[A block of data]
▼▼▼

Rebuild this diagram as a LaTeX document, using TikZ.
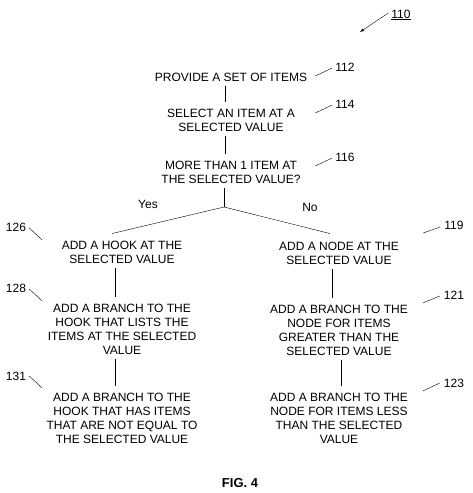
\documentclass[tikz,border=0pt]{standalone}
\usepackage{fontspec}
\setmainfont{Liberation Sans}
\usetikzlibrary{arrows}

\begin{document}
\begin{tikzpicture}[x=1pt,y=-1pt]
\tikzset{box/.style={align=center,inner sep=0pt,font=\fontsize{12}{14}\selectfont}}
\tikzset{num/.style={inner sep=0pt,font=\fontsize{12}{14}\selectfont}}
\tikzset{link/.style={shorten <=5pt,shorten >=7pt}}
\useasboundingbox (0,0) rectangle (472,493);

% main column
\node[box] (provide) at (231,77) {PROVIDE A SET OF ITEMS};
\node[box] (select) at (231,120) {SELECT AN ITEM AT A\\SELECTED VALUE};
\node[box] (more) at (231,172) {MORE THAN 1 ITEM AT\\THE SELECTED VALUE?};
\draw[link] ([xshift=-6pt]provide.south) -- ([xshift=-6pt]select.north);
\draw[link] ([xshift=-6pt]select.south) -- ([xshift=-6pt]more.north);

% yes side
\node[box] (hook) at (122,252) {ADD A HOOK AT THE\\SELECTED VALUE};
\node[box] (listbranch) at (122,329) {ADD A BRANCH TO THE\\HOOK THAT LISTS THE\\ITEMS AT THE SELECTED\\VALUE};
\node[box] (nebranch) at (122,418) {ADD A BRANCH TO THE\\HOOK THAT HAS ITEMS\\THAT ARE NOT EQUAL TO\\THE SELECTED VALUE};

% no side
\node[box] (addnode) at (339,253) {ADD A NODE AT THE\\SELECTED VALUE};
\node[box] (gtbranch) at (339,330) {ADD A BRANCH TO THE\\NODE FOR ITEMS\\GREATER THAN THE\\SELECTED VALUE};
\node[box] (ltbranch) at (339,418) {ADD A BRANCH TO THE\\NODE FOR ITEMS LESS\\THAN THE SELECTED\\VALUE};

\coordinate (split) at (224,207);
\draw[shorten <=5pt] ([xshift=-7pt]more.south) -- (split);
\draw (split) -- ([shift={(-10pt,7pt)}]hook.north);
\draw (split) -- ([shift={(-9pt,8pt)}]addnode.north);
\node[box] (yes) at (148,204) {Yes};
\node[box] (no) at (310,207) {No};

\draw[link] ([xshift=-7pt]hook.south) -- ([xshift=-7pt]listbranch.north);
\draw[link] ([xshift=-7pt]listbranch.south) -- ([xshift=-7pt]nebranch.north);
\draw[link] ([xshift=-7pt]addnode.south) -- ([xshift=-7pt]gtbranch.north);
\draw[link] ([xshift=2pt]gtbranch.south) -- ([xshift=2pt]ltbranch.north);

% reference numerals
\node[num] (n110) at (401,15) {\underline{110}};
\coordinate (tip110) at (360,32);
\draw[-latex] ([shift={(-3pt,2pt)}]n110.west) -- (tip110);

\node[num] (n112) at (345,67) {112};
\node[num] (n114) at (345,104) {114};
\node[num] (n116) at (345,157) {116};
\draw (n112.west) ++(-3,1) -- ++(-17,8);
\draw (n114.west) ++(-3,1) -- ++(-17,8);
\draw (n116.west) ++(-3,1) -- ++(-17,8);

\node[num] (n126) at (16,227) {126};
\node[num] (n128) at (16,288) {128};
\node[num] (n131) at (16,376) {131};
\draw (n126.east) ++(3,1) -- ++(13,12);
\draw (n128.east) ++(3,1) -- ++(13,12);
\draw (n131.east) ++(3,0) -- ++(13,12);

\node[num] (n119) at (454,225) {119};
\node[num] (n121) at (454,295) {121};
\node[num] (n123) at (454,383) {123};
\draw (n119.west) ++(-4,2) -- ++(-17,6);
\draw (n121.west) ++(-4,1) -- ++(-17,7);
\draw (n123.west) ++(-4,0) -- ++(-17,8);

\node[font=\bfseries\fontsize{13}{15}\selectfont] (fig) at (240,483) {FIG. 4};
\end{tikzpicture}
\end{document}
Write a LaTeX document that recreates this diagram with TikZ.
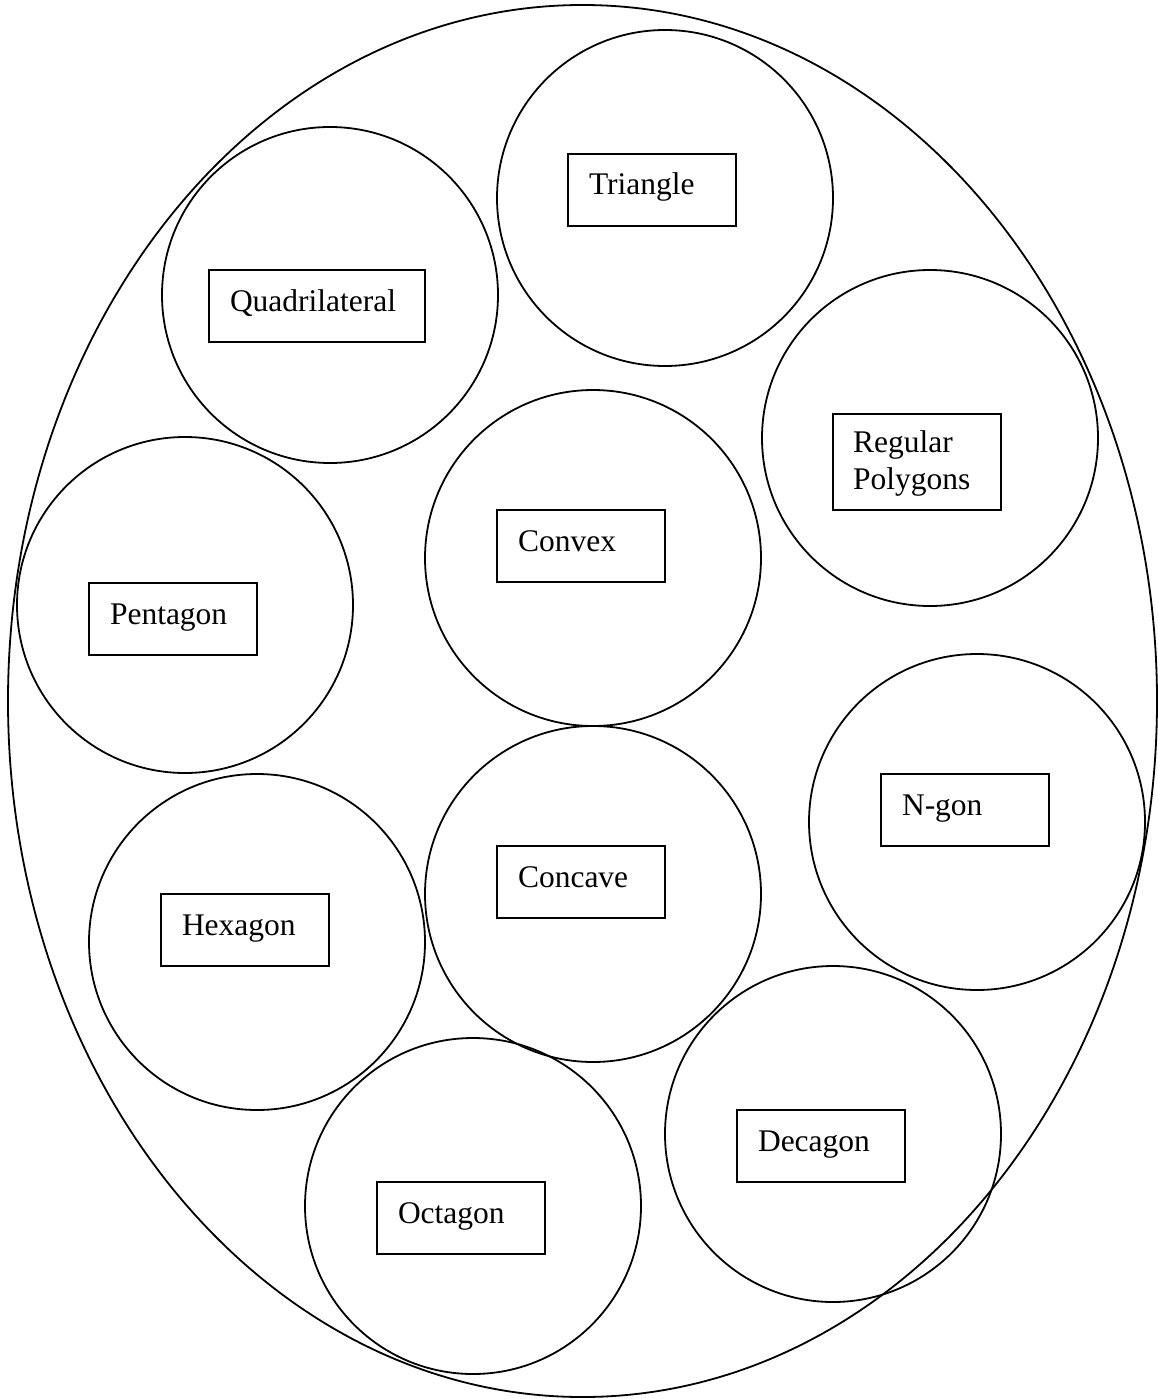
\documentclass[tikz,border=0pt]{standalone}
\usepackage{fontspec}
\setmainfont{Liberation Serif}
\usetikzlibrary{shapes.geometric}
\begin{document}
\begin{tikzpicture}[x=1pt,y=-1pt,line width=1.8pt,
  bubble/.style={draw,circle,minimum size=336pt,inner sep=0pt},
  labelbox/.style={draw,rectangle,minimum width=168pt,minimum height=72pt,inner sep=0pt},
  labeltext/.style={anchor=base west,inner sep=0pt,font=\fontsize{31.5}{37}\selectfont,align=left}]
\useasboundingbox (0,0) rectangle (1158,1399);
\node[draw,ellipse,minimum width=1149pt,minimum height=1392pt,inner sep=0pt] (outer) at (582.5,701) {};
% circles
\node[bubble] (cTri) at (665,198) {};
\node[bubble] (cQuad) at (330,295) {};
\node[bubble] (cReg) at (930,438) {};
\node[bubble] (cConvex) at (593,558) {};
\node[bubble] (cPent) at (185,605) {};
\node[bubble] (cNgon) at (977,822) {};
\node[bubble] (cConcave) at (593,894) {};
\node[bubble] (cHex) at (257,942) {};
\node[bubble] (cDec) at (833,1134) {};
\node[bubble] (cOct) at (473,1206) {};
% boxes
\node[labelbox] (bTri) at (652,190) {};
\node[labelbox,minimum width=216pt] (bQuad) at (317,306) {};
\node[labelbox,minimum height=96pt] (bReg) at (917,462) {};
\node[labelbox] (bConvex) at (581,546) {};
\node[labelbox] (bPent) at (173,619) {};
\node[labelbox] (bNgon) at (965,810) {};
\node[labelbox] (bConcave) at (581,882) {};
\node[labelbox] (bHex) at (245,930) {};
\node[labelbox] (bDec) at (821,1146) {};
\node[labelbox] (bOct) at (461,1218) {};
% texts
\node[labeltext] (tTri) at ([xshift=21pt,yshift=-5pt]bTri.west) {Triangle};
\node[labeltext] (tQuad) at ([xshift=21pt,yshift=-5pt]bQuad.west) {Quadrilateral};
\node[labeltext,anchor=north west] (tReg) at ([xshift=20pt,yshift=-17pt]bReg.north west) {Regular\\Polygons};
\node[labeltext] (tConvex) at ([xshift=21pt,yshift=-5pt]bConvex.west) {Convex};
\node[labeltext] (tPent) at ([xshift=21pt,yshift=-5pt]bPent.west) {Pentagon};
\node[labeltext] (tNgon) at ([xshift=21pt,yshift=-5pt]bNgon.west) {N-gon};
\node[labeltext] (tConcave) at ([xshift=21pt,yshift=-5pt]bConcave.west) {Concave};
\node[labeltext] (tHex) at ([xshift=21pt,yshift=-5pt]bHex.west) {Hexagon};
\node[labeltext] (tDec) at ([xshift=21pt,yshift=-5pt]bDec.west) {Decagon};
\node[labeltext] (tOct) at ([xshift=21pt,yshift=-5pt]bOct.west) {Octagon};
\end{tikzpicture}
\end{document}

▲▲▲

**TASK DETAILS:** Every record above should be written out again without change, except that the pictures are left out.

**OUTPUT FOR THIS TASK:**
Rebuild this diagram as a LaTeX document, using TikZ.
\documentclass[tikz,border=0pt]{standalone}
\usepackage{fontspec}
\setmainfont{Liberation Sans}
\usetikzlibrary{arrows}

\begin{document}
\begin{tikzpicture}[x=1pt,y=-1pt]
\tikzset{box/.style={align=center,inner sep=0pt,font=\fontsize{12}{14}\selectfont}}
\tikzset{num/.style={inner sep=0pt,font=\fontsize{12}{14}\selectfont}}
\tikzset{link/.style={shorten <=5pt,shorten >=7pt}}
\useasboundingbox (0,0) rectangle (472,493);

% main column
\node[box] (provide) at (231,77) {PROVIDE A SET OF ITEMS};
\node[box] (select) at (231,120) {SELECT AN ITEM AT A\\SELECTED VALUE};
\node[box] (more) at (231,172) {MORE THAN 1 ITEM AT\\THE SELECTED VALUE?};
\draw[link] ([xshift=-6pt]provide.south) -- ([xshift=-6pt]select.north);
\draw[link] ([xshift=-6pt]select.south) -- ([xshift=-6pt]more.north);

% yes side
\node[box] (hook) at (122,252) {ADD A HOOK AT THE\\SELECTED VALUE};
\node[box] (listbranch) at (122,329) {ADD A BRANCH TO THE\\HOOK THAT LISTS THE\\ITEMS AT THE SELECTED\\VALUE};
\node[box] (nebranch) at (122,418) {ADD A BRANCH TO THE\\HOOK THAT HAS ITEMS\\THAT ARE NOT EQUAL TO\\THE SELECTED VALUE};

% no side
\node[box] (addnode) at (339,253) {ADD A NODE AT THE\\SELECTED VALUE};
\node[box] (gtbranch) at (339,330) {ADD A BRANCH TO THE\\NODE FOR ITEMS\\GREATER THAN THE\\SELECTED VALUE};
\node[box] (ltbranch) at (339,418) {ADD A BRANCH TO THE\\NODE FOR ITEMS LESS\\THAN THE SELECTED\\VALUE};

\coordinate (split) at (224,207);
\draw[shorten <=5pt] ([xshift=-7pt]more.south) -- (split);
\draw (split) -- ([shift={(-10pt,7pt)}]hook.north);
\draw (split) -- ([shift={(-9pt,8pt)}]addnode.north);
\node[box] (yes) at (148,204) {Yes};
\node[box] (no) at (310,207) {No};

\draw[link] ([xshift=-7pt]hook.south) -- ([xshift=-7pt]listbranch.north);
\draw[link] ([xshift=-7pt]listbranch.south) -- ([xshift=-7pt]nebranch.north);
\draw[link] ([xshift=-7pt]addnode.south) -- ([xshift=-7pt]gtbranch.north);
\draw[link] ([xshift=2pt]gtbranch.south) -- ([xshift=2pt]ltbranch.north);

% reference numerals
\node[num] (n110) at (401,15) {\underline{110}};
\coordinate (tip110) at (360,32);
\draw[-latex] ([shift={(-3pt,2pt)}]n110.west) -- (tip110);

\node[num] (n112) at (345,67) {112};
\node[num] (n114) at (345,104) {114};
\node[num] (n116) at (345,157) {116};
\draw (n112.west) ++(-3,1) -- ++(-17,8);
\draw (n114.west) ++(-3,1) -- ++(-17,8);
\draw (n116.west) ++(-3,1) -- ++(-17,8);

\node[num] (n126) at (16,227) {126};
\node[num] (n128) at (16,288) {128};
\node[num] (n131) at (16,376) {131};
\draw (n126.east) ++(3,1) -- ++(13,12);
\draw (n128.east) ++(3,1) -- ++(13,12);
\draw (n131.east) ++(3,0) -- ++(13,12);

\node[num] (n119) at (454,225) {119};
\node[num] (n121) at (454,295) {121};
\node[num] (n123) at (454,383) {123};
\draw (n119.west) ++(-4,2) -- ++(-17,6);
\draw (n121.west) ++(-4,1) -- ++(-17,7);
\draw (n123.west) ++(-4,0) -- ++(-17,8);

\node[font=\bfseries\fontsize{13}{15}\selectfont] (fig) at (240,483) {FIG. 4};
\end{tikzpicture}
\end{document}
Write a LaTeX document that recreates this diagram with TikZ.
\documentclass[tikz,border=0pt]{standalone}
\usepackage{fontspec}
\setmainfont{Liberation Serif}
\usetikzlibrary{shapes.geometric}
\begin{document}
\begin{tikzpicture}[x=1pt,y=-1pt,line width=1.8pt,
  bubble/.style={draw,circle,minimum size=336pt,inner sep=0pt},
  labelbox/.style={draw,rectangle,minimum width=168pt,minimum height=72pt,inner sep=0pt},
  labeltext/.style={anchor=base west,inner sep=0pt,font=\fontsize{31.5}{37}\selectfont,align=left}]
\useasboundingbox (0,0) rectangle (1158,1399);
\node[draw,ellipse,minimum width=1149pt,minimum height=1392pt,inner sep=0pt] (outer) at (582.5,701) {};
% circles
\node[bubble] (cTri) at (665,198) {};
\node[bubble] (cQuad) at (330,295) {};
\node[bubble] (cReg) at (930,438) {};
\node[bubble] (cConvex) at (593,558) {};
\node[bubble] (cPent) at (185,605) {};
\node[bubble] (cNgon) at (977,822) {};
\node[bubble] (cConcave) at (593,894) {};
\node[bubble] (cHex) at (257,942) {};
\node[bubble] (cDec) at (833,1134) {};
\node[bubble] (cOct) at (473,1206) {};
% boxes
\node[labelbox] (bTri) at (652,190) {};
\node[labelbox,minimum width=216pt] (bQuad) at (317,306) {};
\node[labelbox,minimum height=96pt] (bReg) at (917,462) {};
\node[labelbox] (bConvex) at (581,546) {};
\node[labelbox] (bPent) at (173,619) {};
\node[labelbox] (bNgon) at (965,810) {};
\node[labelbox] (bConcave) at (581,882) {};
\node[labelbox] (bHex) at (245,930) {};
\node[labelbox] (bDec) at (821,1146) {};
\node[labelbox] (bOct) at (461,1218) {};
% texts
\node[labeltext] (tTri) at ([xshift=21pt,yshift=-5pt]bTri.west) {Triangle};
\node[labeltext] (tQuad) at ([xshift=21pt,yshift=-5pt]bQuad.west) {Quadrilateral};
\node[labeltext,anchor=north west] (tReg) at ([xshift=20pt,yshift=-17pt]bReg.north west) {Regular\\Polygons};
\node[labeltext] (tConvex) at ([xshift=21pt,yshift=-5pt]bConvex.west) {Convex};
\node[labeltext] (tPent) at ([xshift=21pt,yshift=-5pt]bPent.west) {Pentagon};
\node[labeltext] (tNgon) at ([xshift=21pt,yshift=-5pt]bNgon.west) {N-gon};
\node[labeltext] (tConcave) at ([xshift=21pt,yshift=-5pt]bConcave.west) {Concave};
\node[labeltext] (tHex) at ([xshift=21pt,yshift=-5pt]bHex.west) {Hexagon};
\node[labeltext] (tDec) at ([xshift=21pt,yshift=-5pt]bDec.west) {Decagon};
\node[labeltext] (tOct) at ([xshift=21pt,yshift=-5pt]bOct.west) {Octagon};
\end{tikzpicture}
\end{document}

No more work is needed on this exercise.